**Problem to work on**: Set all the material down again unchanged, without the pictures.

....................

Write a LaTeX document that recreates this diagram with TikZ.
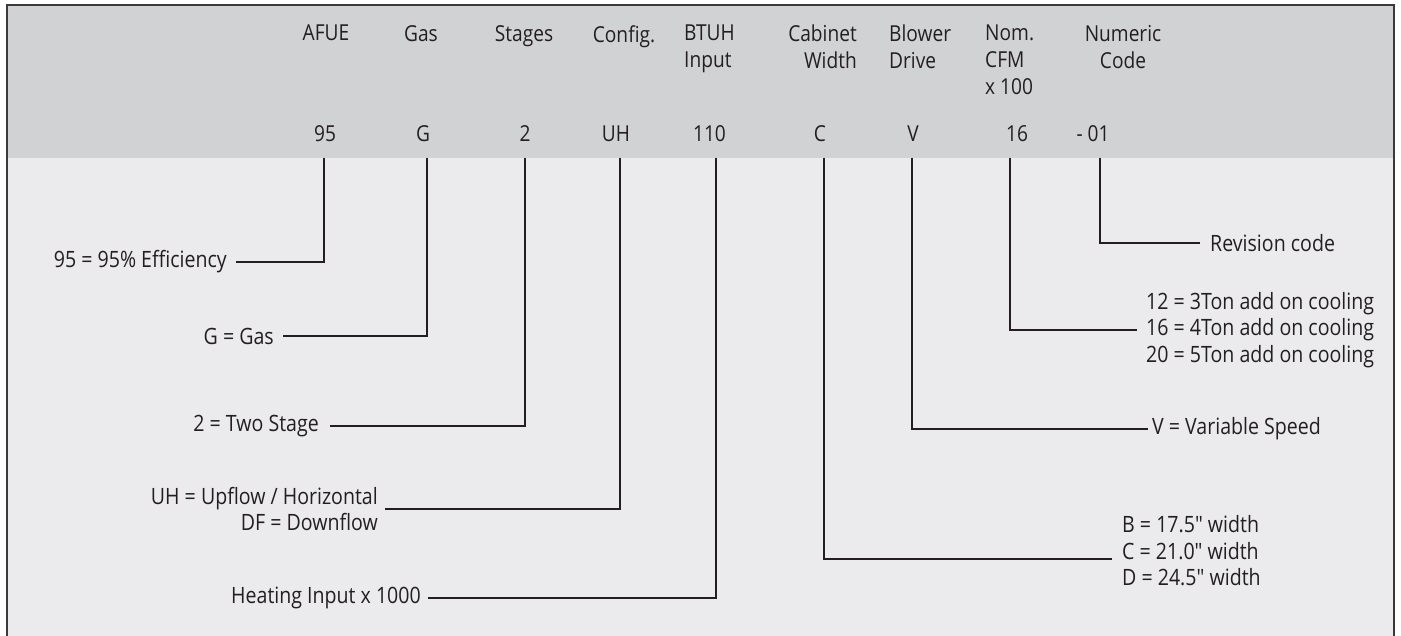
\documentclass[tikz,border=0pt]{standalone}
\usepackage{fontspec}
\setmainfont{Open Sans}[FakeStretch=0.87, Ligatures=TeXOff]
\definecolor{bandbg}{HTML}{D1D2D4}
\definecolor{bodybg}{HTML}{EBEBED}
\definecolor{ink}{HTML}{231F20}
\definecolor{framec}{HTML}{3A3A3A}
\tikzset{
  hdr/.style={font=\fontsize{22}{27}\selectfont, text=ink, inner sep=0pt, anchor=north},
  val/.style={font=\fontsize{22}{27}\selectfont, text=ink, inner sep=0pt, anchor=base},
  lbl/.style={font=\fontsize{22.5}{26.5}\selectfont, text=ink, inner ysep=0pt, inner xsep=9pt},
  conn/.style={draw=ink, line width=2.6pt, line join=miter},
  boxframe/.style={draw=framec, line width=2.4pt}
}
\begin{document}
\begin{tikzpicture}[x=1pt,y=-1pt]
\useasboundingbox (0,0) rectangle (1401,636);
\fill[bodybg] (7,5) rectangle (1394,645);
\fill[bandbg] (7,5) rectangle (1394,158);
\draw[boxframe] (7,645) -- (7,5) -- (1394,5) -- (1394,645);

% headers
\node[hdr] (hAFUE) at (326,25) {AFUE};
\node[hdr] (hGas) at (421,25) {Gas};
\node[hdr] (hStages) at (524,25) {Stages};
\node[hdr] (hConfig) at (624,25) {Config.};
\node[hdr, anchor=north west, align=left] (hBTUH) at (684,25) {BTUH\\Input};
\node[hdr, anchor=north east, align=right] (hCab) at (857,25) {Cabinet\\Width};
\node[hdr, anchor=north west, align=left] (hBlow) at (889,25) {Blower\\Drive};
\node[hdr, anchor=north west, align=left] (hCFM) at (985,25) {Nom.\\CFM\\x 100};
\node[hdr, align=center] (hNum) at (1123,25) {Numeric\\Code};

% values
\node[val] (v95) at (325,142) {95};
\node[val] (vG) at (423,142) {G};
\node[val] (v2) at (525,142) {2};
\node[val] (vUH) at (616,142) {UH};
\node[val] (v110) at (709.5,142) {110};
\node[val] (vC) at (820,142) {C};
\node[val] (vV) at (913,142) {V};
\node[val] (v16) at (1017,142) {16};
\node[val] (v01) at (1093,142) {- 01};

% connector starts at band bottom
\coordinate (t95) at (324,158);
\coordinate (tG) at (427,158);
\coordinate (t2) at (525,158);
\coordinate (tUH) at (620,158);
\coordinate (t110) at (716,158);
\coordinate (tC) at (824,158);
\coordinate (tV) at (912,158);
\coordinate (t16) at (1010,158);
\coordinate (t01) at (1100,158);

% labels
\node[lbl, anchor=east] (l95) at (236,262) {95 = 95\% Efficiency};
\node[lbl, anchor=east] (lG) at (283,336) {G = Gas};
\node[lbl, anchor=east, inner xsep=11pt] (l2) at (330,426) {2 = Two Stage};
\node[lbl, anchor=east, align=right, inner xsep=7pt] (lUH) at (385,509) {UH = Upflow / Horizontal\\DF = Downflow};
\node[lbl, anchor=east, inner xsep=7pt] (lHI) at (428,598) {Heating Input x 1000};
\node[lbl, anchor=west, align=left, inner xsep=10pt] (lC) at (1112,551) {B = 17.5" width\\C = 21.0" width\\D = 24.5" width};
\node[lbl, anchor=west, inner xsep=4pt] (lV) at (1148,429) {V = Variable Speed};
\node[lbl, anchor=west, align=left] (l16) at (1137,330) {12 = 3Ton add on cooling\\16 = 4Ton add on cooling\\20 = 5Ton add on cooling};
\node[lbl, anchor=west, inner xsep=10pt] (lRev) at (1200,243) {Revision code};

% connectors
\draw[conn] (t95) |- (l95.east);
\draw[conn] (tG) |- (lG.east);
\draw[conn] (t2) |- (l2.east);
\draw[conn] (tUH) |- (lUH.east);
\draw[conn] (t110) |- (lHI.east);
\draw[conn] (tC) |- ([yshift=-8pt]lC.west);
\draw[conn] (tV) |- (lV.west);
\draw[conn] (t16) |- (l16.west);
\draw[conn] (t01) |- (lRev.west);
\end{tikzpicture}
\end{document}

....................

**Exercise output**:
Write a LaTeX document that recreates this diagram with TikZ.
\documentclass[tikz,border=0pt]{standalone}
\usepackage{fontspec}
\setmainfont{Open Sans}[FakeStretch=0.87, Ligatures=TeXOff]
\definecolor{bandbg}{HTML}{D1D2D4}
\definecolor{bodybg}{HTML}{EBEBED}
\definecolor{ink}{HTML}{231F20}
\definecolor{framec}{HTML}{3A3A3A}
\tikzset{
  hdr/.style={font=\fontsize{22}{27}\selectfont, text=ink, inner sep=0pt, anchor=north},
  val/.style={font=\fontsize{22}{27}\selectfont, text=ink, inner sep=0pt, anchor=base},
  lbl/.style={font=\fontsize{22.5}{26.5}\selectfont, text=ink, inner ysep=0pt, inner xsep=9pt},
  conn/.style={draw=ink, line width=2.6pt, line join=miter},
  boxframe/.style={draw=framec, line width=2.4pt}
}
\begin{document}
\begin{tikzpicture}[x=1pt,y=-1pt]
\useasboundingbox (0,0) rectangle (1401,636);
\fill[bodybg] (7,5) rectangle (1394,645);
\fill[bandbg] (7,5) rectangle (1394,158);
\draw[boxframe] (7,645) -- (7,5) -- (1394,5) -- (1394,645);

% headers
\node[hdr] (hAFUE) at (326,25) {AFUE};
\node[hdr] (hGas) at (421,25) {Gas};
\node[hdr] (hStages) at (524,25) {Stages};
\node[hdr] (hConfig) at (624,25) {Config.};
\node[hdr, anchor=north west, align=left] (hBTUH) at (684,25) {BTUH\\Input};
\node[hdr, anchor=north east, align=right] (hCab) at (857,25) {Cabinet\\Width};
\node[hdr, anchor=north west, align=left] (hBlow) at (889,25) {Blower\\Drive};
\node[hdr, anchor=north west, align=left] (hCFM) at (985,25) {Nom.\\CFM\\x 100};
\node[hdr, align=center] (hNum) at (1123,25) {Numeric\\Code};

% values
\node[val] (v95) at (325,142) {95};
\node[val] (vG) at (423,142) {G};
\node[val] (v2) at (525,142) {2};
\node[val] (vUH) at (616,142) {UH};
\node[val] (v110) at (709.5,142) {110};
\node[val] (vC) at (820,142) {C};
\node[val] (vV) at (913,142) {V};
\node[val] (v16) at (1017,142) {16};
\node[val] (v01) at (1093,142) {- 01};

% connector starts at band bottom
\coordinate (t95) at (324,158);
\coordinate (tG) at (427,158);
\coordinate (t2) at (525,158);
\coordinate (tUH) at (620,158);
\coordinate (t110) at (716,158);
\coordinate (tC) at (824,158);
\coordinate (tV) at (912,158);
\coordinate (t16) at (1010,158);
\coordinate (t01) at (1100,158);

% labels
\node[lbl, anchor=east] (l95) at (236,262) {95 = 95\% Efficiency};
\node[lbl, anchor=east] (lG) at (283,336) {G = Gas};
\node[lbl, anchor=east, inner xsep=11pt] (l2) at (330,426) {2 = Two Stage};
\node[lbl, anchor=east, align=right, inner xsep=7pt] (lUH) at (385,509) {UH = Upflow / Horizontal\\DF = Downflow};
\node[lbl, anchor=east, inner xsep=7pt] (lHI) at (428,598) {Heating Input x 1000};
\node[lbl, anchor=west, align=left, inner xsep=10pt] (lC) at (1112,551) {B = 17.5" width\\C = 21.0" width\\D = 24.5" width};
\node[lbl, anchor=west, inner xsep=4pt] (lV) at (1148,429) {V = Variable Speed};
\node[lbl, anchor=west, align=left] (l16) at (1137,330) {12 = 3Ton add on cooling\\16 = 4Ton add on cooling\\20 = 5Ton add on cooling};
\node[lbl, anchor=west, inner xsep=10pt] (lRev) at (1200,243) {Revision code};

% connectors
\draw[conn] (t95) |- (l95.east);
\draw[conn] (tG) |- (lG.east);
\draw[conn] (t2) |- (l2.east);
\draw[conn] (tUH) |- (lUH.east);
\draw[conn] (t110) |- (lHI.east);
\draw[conn] (tC) |- ([yshift=-8pt]lC.west);
\draw[conn] (tV) |- (lV.west);
\draw[conn] (t16) |- (l16.west);
\draw[conn] (t01) |- (lRev.west);
\end{tikzpicture}
\end{document}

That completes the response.